Roaming The English Countryside

Lacock, Cotswolds

Honestly, I barely scratched the surface on my trip to the English Countryside and have since added many more towns and villages to my bucket list. I managed to visit Bath, The Cotswolds, and Stonehenge this time around and came away truly touched by the deep history, tranquility, whimsy, and beauty of the countryside I was lucky to see. It was like being in the movies!

The village of Lacock in The Cotswolds couldn’t be any more quaint and picturesque. They filmed parts of Harry Potter here as well as other films and TV shows.

This house in Lacock was used at the exterior of Harry Potter’s house in the film. The owners must be very gracious people to put up with all the picture taking.
Stonehenge. A magical place indeed especially at sunset.
No filter. The sky was amazing on the evening I was there.
Thrifted jacket, Joe’s skinny jeans, and Vans.

I bought this jacket at a thrift store just before I left for my trip and sewed an old army patch of my Dad’s on the sleeve just to personalize it a bit. I love the way it turned out.

I came home with about 50 pictures just like this. You really cannot stop taking it in.
Bath, England
Sally Lunn House, Bath

This was my favorite attraction in Bath. Made famous for her buns, Sally Lunn operated this inn in 1680. It also happens to be the oldest house in Bath, built in 1482. I was entranced in here. That says a lot about my obsession with all things bread.

Sally Lunn baking her buns.
I bought one, and I agree it would be best toasted. I didn’t have access to a toaster and ate it anyway.
Also, a fudge factory nearby.
Vintage Tupac jacket.

I popped into a small vintage clothing shop and should have bought this Tupac jean jacket. I was saving my shopping budget for London so I passed but some lucky person scored.

Roman Baths, Bath
The Roman Baths

I’ll admit that I didn’t do much research in advance of arriving in Bath. That’s not like me. I didn’t know what to expect when I arrived at the Roman Baths. Construction began in 70AD and was used for centuries for public bathing.
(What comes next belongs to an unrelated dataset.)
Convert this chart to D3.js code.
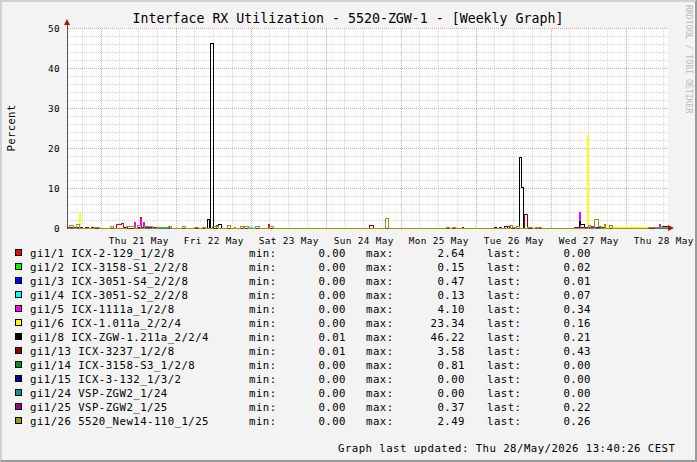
<!DOCTYPE html>
<html>
<head>
<meta charset="utf-8">
<script src="https://cdn.jsdelivr.net/npm/d3@7"></script>
<style>
body{margin:0;background:#f3f3f3;}
svg text{font-family:"DejaVu Sans Mono",monospace;}
</style>
</head>
<body>
<script>
// legend
var names = ["gi1/1 ICX-2-129_1/2/8","gi1/2 ICX-3158-S1_2/2/8","gi1/3 ICX-3051-S4_2/2/8","gi1/4 ICX-3051-S2_2/2/8",
             "gi1/5 ICX-1111a_1/2/8","gi1/6 ICX-1.011a_2/2/4","gi1/8 ICX-ZGW-1.211a_2/2/4","gi1/13 ICX-3237_1/2/8",
             "gi1/14 ICX-3158-S3_1/2/8","gi1/15 ICX-3-132_1/3/2","gi1/24 VSP-ZGW2_1/24","gi1/25 VSP-ZGW2_1/25",
             "gi1/26 5520_New14-110_1/25"];
var colors = ["#FF0000","#00FF00","#0000FF","#00FFFF","#FF00FF","#FFFF00","#000000","#990000","#009900","#000099","#009999","#990099","#999900"];
var mins  = ["0.00","0.00","0.00","0.00","0.00","0.00","0.01","0.01","0.00","0.00","0.00","0.00","0.00"];
var maxs  = ["2.64","0.15","0.47","0.13","4.10","23.34","46.22","3.58","0.81","0.00","0.00","0.37","2.49"];
var lasts = ["0.00","0.02","0.01","0.07","0.34","0.16","0.21","0.43","0.00","0.00","0.00","0.22","0.26"];

var yTicks = [0,10,20,30,40,50];
var dayLabels = ["21 12:00","22 12:00","23 12:00","24 12:00","25 12:00","26 12:00","27 12:00","28 12:00"];

// step data: [day hh:mm (May 2026), percent from that time on]
var gi1_1 = [["21 05:00",1.0],["21 06:30",1.3],["21 07:00",0],["21 12:30",2.64],["21 13:00",0],["23 05:30",1.0],["23 06:00",0]];
var gi1_2 = [["22 12:30",0.15],["22 13:00",0.02]];
var gi1_3 = [["26 06:00",0.3],["26 06:30",0],["26 09:00",0.47],["26 10:00",0.01]];
var gi1_4 = [["22 23:30",0.13],["23 00:30",0],["28 07:00",0.07]];
var gi1_5 = [["21 10:30",1.6],["21 11:00",0.1],["21 12:30",2.2],["21 13:00",0.3],["21 13:30",1.4],["21 14:00",0.1],
             ["27 09:00",4.10],["27 09:30",0.2],["27 13:00",0.5],["27 14:00",0.1],["28 10:30",1.0],["28 11:00",0.34]];
var gi1_6 = [["20 17:00",3.7],["20 17:30",0],["22 12:30",0.5],["22 13:00",0],["27 11:30",23.34],["27 12:00",0.16]];
var gi1_8 = [["22 10:00",2.25],["22 10:30",0.05],["22 11:00",46.22],["22 12:00",0.05],["22 13:30",1.0],["22 14:30",0.05],
             ["26 14:00",17.7],["26 14:30",10.2],["26 15:00",0.05],["27 09:00",1.75],["27 09:30",1.0],["27 10:30",0.1],["28 12:00",0.21]];
var gi1_13 = [["20 15:00",0.35],["20 17:00",0.05],["20 19:00",0.3],["20 20:00",0.05],["20 21:00",0.3],["20 21:30",0.05],
              ["21 07:30",0.3],["21 08:30",0.05],["24 14:00",0.75],["24 15:00",0.05],["25 19:30",0.3],["25 20:00",0.05],
              ["26 07:30",0.3],["26 08:00",0.05],["26 10:00",0.45],["26 10:30",0.05],["26 11:30",0.3],["26 12:30",0.05],
              ["26 15:30",3.58],["26 16:30",0.05],["27 07:30",0.2],["27 09:00",0.05],["27 16:00",0.3],["27 17:00",0.05],["28 11:30",0.43]];
var gi1_14 = [["22 13:00",0.81],["22 13:30",0]];
var gi1_15 = [];
var gi1_24 = [];
var gi1_25 = [["20 13:13",0.3],["20 18:00",0.1],["21 08:00",0.37],["21 08:30",0.05],["21 12:00",0.2],["21 22:00",0.05],
              ["27 07:30",0.25],["27 16:00",0.05],["28 09:00",0.22]];
var gi1_26 = [["20 14:00",0.75],["20 15:00",0],["20 16:00",1.0],["20 17:00",0],["20 22:00",0.35],["20 23:30",0],
              ["21 03:00",0.4],["21 04:00",0],["21 08:00",0.5],["21 10:30",0],["21 11:30",0.75],["21 12:30",0],
              ["21 14:00",0.6],["21 15:00",0.45],["21 16:30",0],["21 18:00",0.2],["21 21:30",0.5],["21 22:30",0],
              ["22 02:00",0.5],["22 03:00",0],["22 06:00",0.3],["22 07:00",0],["22 08:30",0.3],["22 09:30",0],
              ["22 11:30",0.6],["22 13:30",0],["22 16:30",0.75],["22 17:30",0],["22 18:30",0.3],["22 19:00",0],
              ["22 20:30",0.45],["22 21:30",0],["22 22:00",0.45],["22 23:00",0],["23 01:30",0.5],["23 02:30",0],
              ["23 06:00",0.5],["23 07:00",0],["24 19:00",2.49],["24 20:00",0],["25 14:30",0.3],["25 15:30",0],
              ["25 16:30",0.3],["25 17:30",0],["26 11:00",0.75],["26 11:30",0.3],["26 12:30",0],["26 13:00",0.5],
              ["26 14:00",0],["26 16:30",0.3],["26 18:00",0],["26 19:00",0.3],["26 19:30",0],["26 20:00",0.3],
              ["26 21:00",0],["27 12:00",0.7],["27 12:30",0],["27 14:00",2.25],["27 15:00",0.5],["27 16:00",0],
              ["27 17:00",1.0],["27 17:30",0],["27 18:30",0.75],["27 19:30",0],["28 07:00",0.3],["28 10:30",0.26]];
var seriesData = [gi1_1,gi1_2,gi1_3,gi1_4,gi1_5,gi1_6,gi1_8,gi1_13,gi1_14,gi1_15,gi1_24,gi1_25,gi1_26];

function t(s){ var p = s.split(/[ :]/); return new Date(2026, 4, +p[0], +p[1], +p[2]); }

var W = 697, H = 462;
var svg = d3.select("body").append("svg").attr("width", W).attr("height", H);

// frame
svg.append("rect").attr("width", W).attr("height", H).attr("fill", "#f3f3f3");
svg.append("path").attr("d", "M0,0.5H697M0.5,0V462M0,1.5H696M1.5,0V461").attr("stroke", "#d0d0d0").attr("fill", "none");
svg.append("path").attr("d", "M696.5,0V462M0,461.5H697M695.5,1V461M1,460.5H697").attr("stroke", "#9a9a9a").attr("fill", "none");

var x = d3.scaleTime().domain([t("20 13:13"), t("28 13:13")]).range([67, 667]),
    y = d3.scaleLinear().domain([0, 50]).range([228, 28]);

svg.append("rect").attr("x", 67).attr("y", 28).attr("width", 601).attr("height", 200).attr("fill", "#fff");

var g = svg.append("g").attr("transform", "translate(0.5,0.5)").attr("shape-rendering", "crispEdges");

// grid
var minorY = d3.range(2, 51, 2).filter(function(v){ return v % 10 != 0; });
g.selectAll(".gy").data(minorY).enter().append("line")
  .attr("x1", 67).attr("x2", 667).attr("y1", function(d){ return Math.round(y(d)); }).attr("y2", function(d){ return Math.round(y(d)); })
  .attr("stroke", "#d8d8d8").attr("stroke-dasharray", "1,1");
var minorX = d3.timeHour.every(6).range(x.domain()[0], x.domain()[1]).filter(function(d){ return d.getHours() != 0; });
g.selectAll(".gx").data(minorX).enter().append("line")
  .attr("y1", 28).attr("y2", 228).attr("x1", function(d){ return Math.round(x(d)); }).attr("x2", function(d){ return Math.round(x(d)); })
  .attr("stroke", "#d8d8d8").attr("stroke-dasharray", "1,1");
g.selectAll(".my").data(yTicks.slice(1)).enter().append("line")
  .attr("x1", 67).attr("x2", 667).attr("y1", function(d){ return Math.round(y(d)); }).attr("y2", function(d){ return Math.round(y(d)); })
  .attr("stroke", "#f2a0a0").attr("stroke-dasharray", "1,1");
var majorX = d3.timeDay.range(x.domain()[0], x.domain()[1]);
g.selectAll(".mx").data(majorX).enter().append("line")
  .attr("y1", 28).attr("y2", 228).attr("x1", function(d){ return Math.round(x(d)); }).attr("x2", function(d){ return Math.round(x(d)); })
  .attr("stroke", "#f2a0a0").attr("stroke-dasharray", "1,1");

// axes lines
g.append("line").attr("x1", 67).attr("x2", 668).attr("y1", 228).attr("y2", 228).attr("stroke", "#555");
g.append("line").attr("x1", 67).attr("x2", 67).attr("y1", 228).attr("y2", 23).attr("stroke", "#555");

// series
var line = d3.line()
  .x(function(d){ return Math.round(x(d[0])); })
  .y(function(d){ return Math.round(y(d[1])); })
  .curve(d3.curveStepAfter);
seriesData.forEach(function(s, i){
  var pts = [[x.domain()[0], 0]];
  s.forEach(function(d){ pts.push([t(d[0]), d[1]]); });
  pts.push([x.domain()[1], pts[pts.length - 1][1]]);
  g.append("path").attr("d", line(pts)).attr("fill", "none").attr("stroke", colors[i]).attr("stroke-width", 1);
});

// arrows
svg.append("path").attr("d", "M64,25L70,25L67,19Z").attr("fill", "#a01818");
svg.append("path").attr("d", "M668,225L668,231L674,228Z").attr("fill", "#a01818");

// axis labels
svg.append("g").attr("transform", "translate(0,228)")
  .call(d3.axisBottom(x).tickValues(dayLabels.map(t)).tickFormat(d3.timeFormat("%a %d %b")).tickSize(0).tickPadding(9))
  .call(function(a){ a.select(".domain").remove(); a.selectAll("text").attr("font-family", "DejaVu Sans Mono").attr("font-size", "9.4px").attr("letter-spacing", "0.35px").attr("fill", "#000"); });
svg.append("g").attr("transform", "translate(67,0)")
  .call(d3.axisLeft(y).tickValues(yTicks).tickSize(0).tickPadding(7))
  .call(function(a){ a.select(".domain").remove(); a.selectAll("text").attr("font-family", "DejaVu Sans Mono").attr("font-size", "9.4px").attr("letter-spacing", "0.35px").attr("fill", "#000"); });

// titles
svg.append("text").attr("x", 348).attr("y", 23).attr("text-anchor", "middle").attr("font-size", "13.25px").attr("fill", "#000")
  .text("Interface RX Utilization - 5520-ZGW-1 - [Weekly Graph]");
svg.append("text").attr("transform", "translate(15,128) rotate(-90)").attr("text-anchor", "middle").attr("font-size", "10.7px").attr("letter-spacing", "0.3px").attr("fill", "#000")
  .text("Percent");
svg.append("text").attr("transform", "translate(685.5,5) rotate(90)").attr("font-size", "8.2px").attr("fill", "#bbbbbb")
  .text("RRDTOOL / TOBI OETIKER");

// legend
var leg = svg.append("g").attr("font-size", "10.7px").attr("letter-spacing", "0.45px").attr("fill", "#000");
names.forEach(function(n, i){
  var yy = 257 + i * 14;
  leg.append("rect").attr("x", 15.5).attr("y", yy - 7.5).attr("width", 6).attr("height", 6)
     .attr("fill", colors[i]).attr("stroke", "#000");
  leg.append("text").attr("x", 30).attr("y", yy).text(n);
  leg.append("text").attr("x", 249).attr("y", yy).text("min:");
  leg.append("text").attr("x", 346).attr("y", yy).attr("text-anchor", "end").text(mins[i]);
  leg.append("text").attr("x", 366).attr("y", yy).text("max:");
  leg.append("text").attr("x", 465).attr("y", yy).attr("text-anchor", "end").text(maxs[i]);
  leg.append("text").attr("x", 487).attr("y", yy).text("last:");
  leg.append("text").attr("x", 591).attr("y", yy).attr("text-anchor", "end").text(lasts[i]);
});
leg.append("text").attr("x", 338).attr("y", 452).text("Graph last updated: Thu 28/May/2026 13:40:26 CEST");
</script>
</body>
</html>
Sadly, the water is polluted and thought to harbor infectious diseases. There are signs posted not to touch the water yet while I was there, I witnessed two people sticking their hand in the water. Oh, humans. That being said, we owe a debt of gratitude to those who have gone before us that have dedicated the resources necessary to preserve and protect historical sites. I’m reminded of this every time I travel.